Ce n’était pas à une énième exécution du Requiem Allemand de Brahms qu'était convié ce soir-là à la Cité de la Musique un public malheureusement un peu trop confidentiel. En effet, il s’agissait de la rare version pour piano à quatre mains, et surtout cette représentation bénéficiait d’une scénographie de Jochen Sandig/Sasha Waltz et Guests. Un spectacle parfaitement abouti, d’une réalisation exemplaire, d’une beauté chorale à couper le souffle et d’une très riche émotion contenue qui font honneur au Rundfunkchor Berlin, on le sait très engagé dans la diffusion et le renouvellement de l’abord de la musique chorale.
Ainsi, dès son arrivée le spectateur était invité à abandonner ses chaussures et ceux qui acceptaient de jouer le jeu rejoignaient la salle, pour l’occasion débarrassée de ses fauteuils. Ceux et celles qui préféraient avoir une vue plus générale de la représentation étaient invités à s’asseoir au balcon. Une fois dans la salle le spectateur, libre de ses mouvements, pouvait s’asseoir, rester debout, voire s’allonger, ou se déplacer au milieu des présents parmi lesquels, habillés comme tout un chacun, se trouvaient…les chanteurs du chœur berlinois ! On remarquait aussi d’un côté un pupitre surélevé, en face une estrade, au plafond deux groupes de cordes attachées et aussi sur l’estrade une femme allongée, toute de blanc vêtue et semblant inanimée ! Une fois l’ensemble du public installé, la musique pouvait commencer dans une obscurité presque totale.

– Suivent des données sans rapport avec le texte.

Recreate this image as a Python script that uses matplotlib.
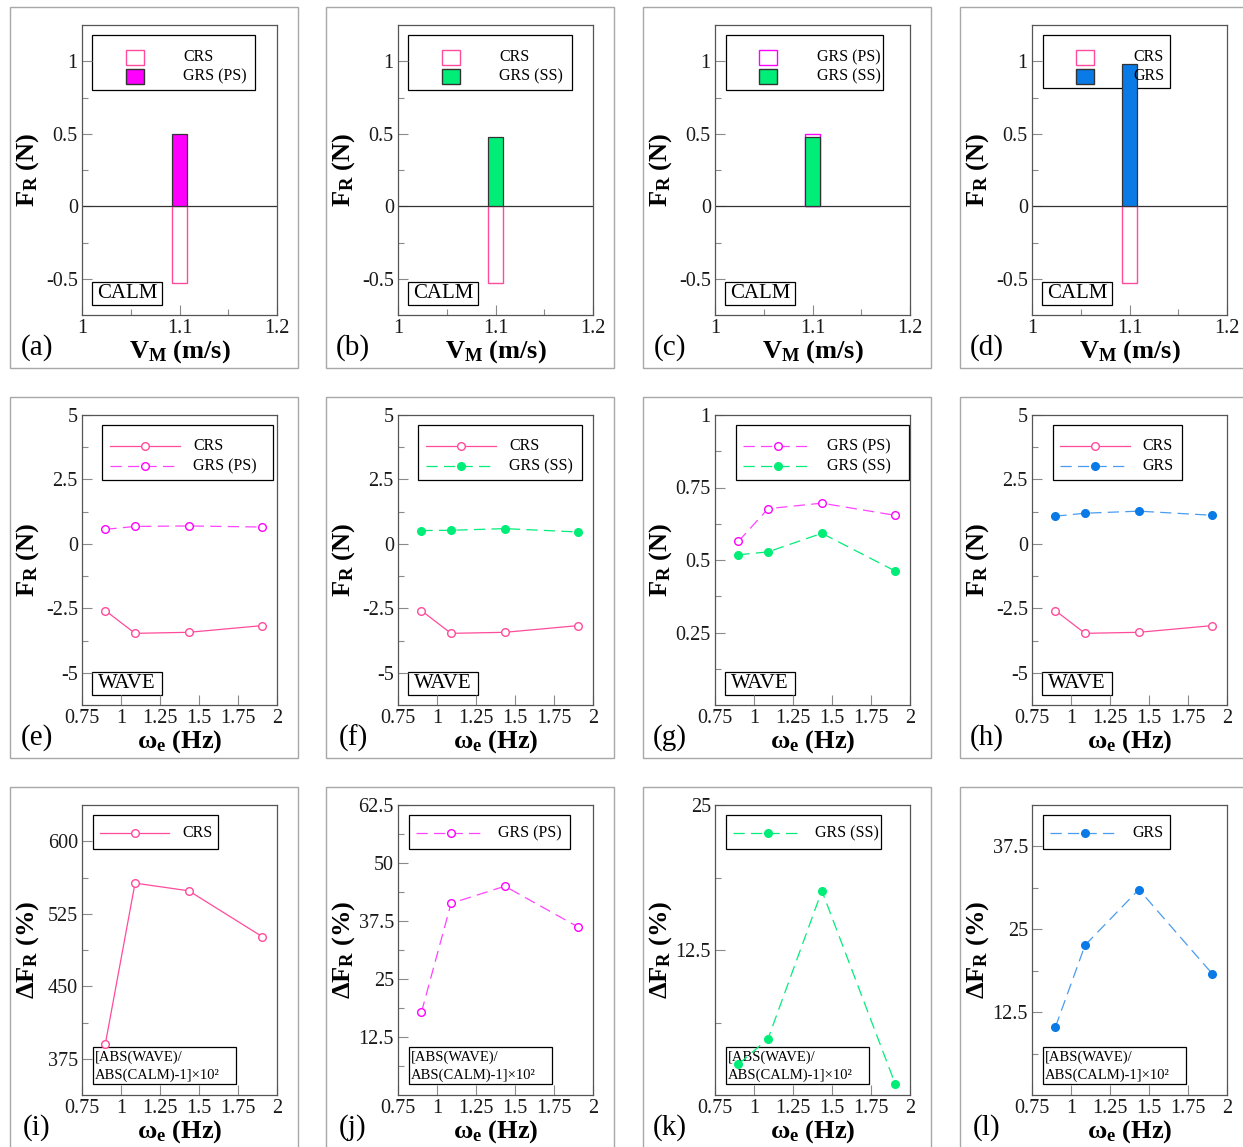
import matplotlib
matplotlib.use('Agg')
import matplotlib.pyplot as plt
from matplotlib.patches import Rectangle

plt.rcParams['font.family'] = ['Liberation Serif', 'DejaVu Serif']
plt.rcParams['mathtext.fontset'] = 'custom'
plt.rcParams['mathtext.rm'] = 'Liberation Serif'
plt.rcParams['mathtext.it'] = 'Liberation Serif:italic'
plt.rcParams['mathtext.bf'] = 'Liberation Serif:bold'

# calm water, one towing speed
speed = [1.1]
calm_crs = [-0.53]
calm_ps = [0.50]
calm_ss = [0.48]
calm_grs = [0.98]

# regular waves vs encounter frequency
freq = [0.9, 1.09, 1.435, 1.905]
wave_crs = [-2.59, -3.47, -3.43, -3.17]
wave_ps = [0.564, 0.677, 0.696, 0.654]
wave_ss = [0.518, 0.528, 0.592, 0.462]
wave_grs = [1.075, 1.19, 1.27, 1.11]

# change of |F_R| in waves relative to calm water (%)
d_crs = [390.7, 556.7, 548.7, 501.3]
d_ps = [17.8, 41.3, 45.0, 36.2]
d_ss = [2.66, 4.85, 17.6, 0.96]
d_grs = [10.24, 22.6, 31.0, 18.3]

speed_ticks = [1, 1.1, 1.2]
speed_labels = ['1', '1.1', '1.2']
freq_ticks = [0.75, 1, 1.25, 1.5, 1.75, 2]
freq_labels = ['0.75', '1', '1.25', '1.5', '1.75', '2']

CRS_C = '#ff4b9b'
PS_C = '#ff00ff'
PS_LINE = '#ff44ff'
SS_C = '#00ee78'
GRS_C = '#0a7ae6'
GRS_LINE = '#4a9cef'
DASH = (0, (9, 5))

W, H = 1243, 1147
fig = plt.figure(figsize=(W / 100, H / 100), dpi=100)

col_x = [82, 398, 715, 1032]
row_y = [25, 415, 805]
aw, ah = 195, 290


def fx(dx):
    return dx / aw


def fy(dy):
    return 1 - dy / ah


def make_ax(r, c, tag, xlab, ylab):
    x0, y0 = col_x[c], row_y[r]
    fig.patches.append(Rectangle(((x0 - 72) / W, 1 - (y0 + ah + 53) / H),
                                 (aw + 93) / W, (ah + 71) / H,
                                 transform=fig.transFigure, fill=False,
                                 ec='#a8a8a8', lw=1))
    ax = fig.add_axes([x0 / W, 1 - (y0 + ah) / H, aw / W, ah / H])
    for s in ax.spines.values():
        s.set_color('#555555')
        s.set_linewidth(0.9)
    ax.tick_params(which='both', direction='in', color='#8a8a8a',
                   labelcolor='#1a1a1a', labelsize=14.5, pad=3)
    ax.tick_params(which='major', length=7, width=0.8)
    ax.tick_params(which='minor', length=4, width=0.8)
    ax.text(fx(-45), fy(ah + 33), tag, transform=ax.transAxes,
            fontsize=21, ha='center', va='center')
    ax.text(0.5, fy(ah + 43), xlab, transform=ax.transAxes, fontsize=19,
            fontweight='bold', ha='center', va='baseline')
    ax.text(fx(-54), 0.5, ylab, transform=ax.transAxes, fontsize=19,
            fontweight='bold', rotation=90, ha='center', va='center')
    return ax


def set_y(ax, lim, major, labels, minor):
    ax.set_ylim(*lim)
    ax.set_yticks(major)
    ax.set_yticklabels(labels)
    ax.set_yticks(minor, minor=True)


def set_x(ax, lim, major, labels, minor=()):
    ax.set_xlim(*lim)
    ax.set_xticks(major)
    ax.set_xticklabels(labels)
    ax.set_xticks(list(minor), minor=True)


def box(ax, x0, x1, y0, y1):
    ax.add_patch(Rectangle((fx(x0), fy(y1)), (x1 - x0) / aw, (y1 - y0) / ah,
                           transform=ax.transAxes, fc='white', ec='black',
                           lw=0.9, zorder=1, clip_on=False))


def key_text(ax, x, dy, s, size=11.5):
    ax.text(fx(x), fy(dy), s, transform=ax.transAxes, fontsize=size,
            ha='left', va='center', zorder=5)


def key_bar(ax, dy, fc, ec, label, tx=101):
    ax.add_patch(Rectangle((fx(44), fy(dy + 7.5)), 18 / aw, 15 / ah,
                           transform=ax.transAxes, fc=fc, ec=ec, lw=1,
                           zorder=2))
    key_text(ax, tx, dy, label)


def key_line(ax, x0, x1, dy, color, ls, mfc, label, tx, mec=None):
    ax.plot([fx(x0), fx(x1)], [fy(dy), fy(dy)], transform=ax.transAxes,
            color=color, ls=ls, lw=0.9, zorder=4, clip_on=False)
    ax.plot([fx((x0 + x1) / 2)], [fy(dy)], transform=ax.transAxes,
            marker='o', ms=5.5, mec=mec or color, mfc=mfc, ls='none',
            zorder=4, clip_on=False)
    key_text(ax, tx, dy, label)


def tag_box(ax, s):
    box(ax, 10, 80, 257, 280)
    ax.text(fx(45), fy(268.5), s, transform=ax.transAxes, fontsize=15,
            ha='center', va='center', zorder=2)


def formula_box(ax):
    box(ax, 11, 154, 242, 279)
    ax.text(fx(13), fy(252), '[ABS(WAVE)/', transform=ax.transAxes,
            fontsize=10.5, ha='left', va='center', zorder=2)
    ax.text(fx(13), fy(270), 'ABS(CALM)-1]\u00d710\u00b2',
            transform=ax.transAxes, fontsize=10.5, ha='left', va='center',
            zorder=2)


lab_v = r'$\mathbf{V_M}$ (m/s)'
lab_w = r'$\mathbf{\omega_e}$ (Hz)'
lab_f = r'$\mathbf{F_R}$ (N)'
lab_d = r'$\mathbf{\Delta F_R}$ (%)'
bw = 0.015

# ---- row 1: calm water bars
calm_y = ((-0.75, 1.25), [-0.5, 0, 0.5, 1], ['-0.5', '0', '0.5', '1'],
          [-0.25, 0.25, 0.75])
for c, tag in enumerate(['(a)', '(b)', '(c)', '(d)']):
    ax = make_ax(0, c, tag, lab_v, lab_f)
    set_x(ax, (1, 1.2), speed_ticks, speed_labels, [1.05, 1.15])
    set_y(ax, *calm_y)
    ax.axhline(0, color='#333333', lw=0.9, zorder=2)
    tag_box(ax, 'CALM')
    if c == 0:
        ax.bar(speed, calm_crs, bw, fc='white', ec=CRS_C, lw=1, zorder=3)
        ax.bar(speed, calm_ps, bw, fc=PS_C, ec='#333333', lw=0.9, zorder=3)
        box(ax, 10, 173, 10, 65)
        key_bar(ax, 32, 'white', CRS_C, 'CRS')
        key_bar(ax, 51, PS_C, '#333333', 'GRS (PS)')
    elif c == 1:
        ax.bar(speed, calm_crs, bw, fc='white', ec=CRS_C, lw=1, zorder=3)
        ax.bar(speed, calm_ss, bw, fc=SS_C, ec='#333333', lw=0.9, zorder=3)
        box(ax, 10, 174, 10, 65)
        key_bar(ax, 32, 'white', CRS_C, 'CRS')
        key_bar(ax, 51, SS_C, '#333333', 'GRS (SS)')
    elif c == 2:
        ax.bar(speed, calm_ps, bw, fc='white', ec=PS_C, lw=1, zorder=3)
        ax.bar(speed, calm_ss, bw, fc=SS_C, ec='#333333', lw=0.9, zorder=3)
        box(ax, 11, 168, 10, 65)
        key_bar(ax, 32, 'white', PS_C, 'GRS (PS)', tx=102)
        key_bar(ax, 51, SS_C, '#333333', 'GRS (SS)', tx=102)
    else:
        ax.bar(speed, calm_crs, bw, fc='white', ec=CRS_C, lw=1, zorder=3)
        ax.bar(speed, calm_grs, bw, fc=GRS_C, ec='#333333', lw=0.9, zorder=3)
        box(ax, 11, 138, 10, 63)
        key_bar(ax, 32, 'white', CRS_C, 'CRS')
        key_bar(ax, 51, GRS_C, '#333333', 'GRS')

# ---- row 2: forces in waves
big_y = ((-6.25, 5), [-5, -2.5, 0, 2.5, 5], ['-5', '-2.5', '0', '2.5', '5'],
         [-3.75, -1.25, 1.25, 3.75])
small_y = ((0, 1), [0.25, 0.5, 0.75, 1], ['0.25', '0.5', '0.75', '1'],
           [0.125, 0.375, 0.625, 0.875])
crs_kw = dict(color=CRS_C, lw=0.9, marker='o', ms=5.5, mfc='white',
              mec=CRS_C, zorder=3)
ps_kw = dict(color=PS_LINE, lw=0.9, ls=DASH, marker='o', ms=5.5,
             mfc='white', mec=PS_C, zorder=3)
ss_kw = dict(color=SS_C, lw=0.9, ls=DASH, marker='o', ms=5.5, mfc=SS_C,
             mec=SS_C, zorder=3)
grs_kw = dict(color=GRS_LINE, lw=0.9, ls=DASH, marker='o', ms=5.5,
              mfc=GRS_C, mec=GRS_C, zorder=3)

for c, tag in enumerate(['(e)', '(f)', '(g)', '(h)']):
    ax = make_ax(1, c, tag, lab_w, lab_f)
    set_x(ax, (0.75, 2), freq_ticks, freq_labels)
    tag_box(ax, 'WAVE')
    if c == 0:
        set_y(ax, *big_y)
        ax.plot(freq, wave_crs, **crs_kw)
        ax.plot(freq, wave_ps, **ps_kw)
        box(ax, 20, 191, 10, 65)
        key_line(ax, 28, 98, 31, CRS_C, '-', 'white', 'CRS', 111)
        key_line(ax, 28, 98, 51, PS_LINE, DASH, 'white', 'GRS (PS)', 111, PS_C)
    elif c == 1:
        set_y(ax, *big_y)
        ax.plot(freq, wave_crs, **crs_kw)
        ax.plot(freq, wave_ss, **ss_kw)
        box(ax, 20, 184, 10, 65)
        key_line(ax, 28, 98, 31, CRS_C, '-', 'white', 'CRS', 111)
        key_line(ax, 28, 98, 51, SS_C, DASH, SS_C, 'GRS (SS)', 111)
    elif c == 2:
        set_y(ax, *small_y)
        ax.plot(freq, wave_ps, **ps_kw)
        ax.plot(freq, wave_ss, **ss_kw)
        box(ax, 21, 194, 10, 65)
        key_line(ax, 28, 98, 31, PS_LINE, DASH, 'white', 'GRS (PS)', 112, PS_C)
        key_line(ax, 28, 98, 51, SS_C, DASH, SS_C, 'GRS (SS)', 112)
    else:
        set_y(ax, *big_y)
        ax.plot(freq, wave_crs, **crs_kw)
        ax.plot(freq, wave_grs, **grs_kw)
        box(ax, 21, 150, 10, 65)
        key_line(ax, 28, 98, 31, CRS_C, '-', 'white', 'CRS', 110)
        key_line(ax, 28, 98, 51, GRS_LINE, DASH, GRS_C, 'GRS', 110, GRS_C)

# ---- row 3: relative change
rows3 = [
    ('(i)', d_crs, crs_kw, ((337.5, 637.5), [375, 450, 525, 600],
                            ['375', '450', '525', '600'], [412.5, 487.5, 562.5]),
     136, (CRS_C, '-', 'white', 'CRS', CRS_C)),
    ('(j)', d_ps, ps_kw, ((0, 62.5), [12.5, 25, 37.5, 50, 62.5],
                          ['12.5', '25', '37.5', '50', '62.5'],
                          [6.25, 18.75, 31.25, 43.75, 56.25]),
     172, (PS_LINE, DASH, 'white', 'GRS (PS)', PS_C)),
    ('(k)', d_ss, ss_kw, ((0, 25), [12.5, 25], ['12.5', '25'], [6.25, 18.75]),
     166, (SS_C, DASH, SS_C, 'GRS (SS)', SS_C)),
    ('(l)', d_grs, grs_kw, ((0, 43.75), [12.5, 25, 37.5],
                            ['12.5', '25', '37.5'], [6.25, 18.75, 31.25]),
     138, (GRS_LINE, DASH, GRS_C, 'GRS', GRS_C)),
]
for c, (tag, vals, kw, ycfg, right, key) in enumerate(rows3):
    ax = make_ax(2, c, tag, lab_w, lab_d)
    set_x(ax, (0.75, 2), freq_ticks, freq_labels)
    set_y(ax, *ycfg)
    ax.plot(freq, vals, **kw)
    formula_box(ax)
    box(ax, 11, right, 10, 44)
    color, ls, mfc, label, mec = key
    key_line(ax, 18, 87, 28, color, ls, mfc, label, 100, mec)

fig.savefig('out.png', dpi=100)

Dès le premier accord du chœur sur le mot « Selig » (Bienheureux), on était à la fois saisis et conquis par la perfection de l’intonation, la polyphonie parfaitement équilibrée, une magnifique nuance pianissimo, le tout emportant d’emblée l’adhésion. Une adhésion qui ne souffrira aucune baisse de tension pendant ces 50 minutes au plus haut niveau musical et émotionnel. Durant le premier mouvement, les chanteurs tout en errant parmi le public, sollicitent les regards des spectateurs, sans doute pour inciter chacun à se sentir concerné par cette célébration mortuaire. Dans le second mouvement, « Alles fleisch », une procession s’organise progressivement avec pour but l’estrade d’où sera chantée la rapide fugue finale de ce mouvement, Gijs Leenaars étant situé à distance en face du chœur. On se régale alors pleinement de l’incroyable niveau de ce chœur sans aucune faiblesse et dont le sens du collectif impressionne. Le baryton Konrad Jarnot prend ensuite la parole sur les mots « Herr, lehre doch mich » depuis le centre de la salle avant que les chanteurs se dispersent à nouveau en distribuant des coussins aux spectateurs, sans aucun doute une incitation à la détente.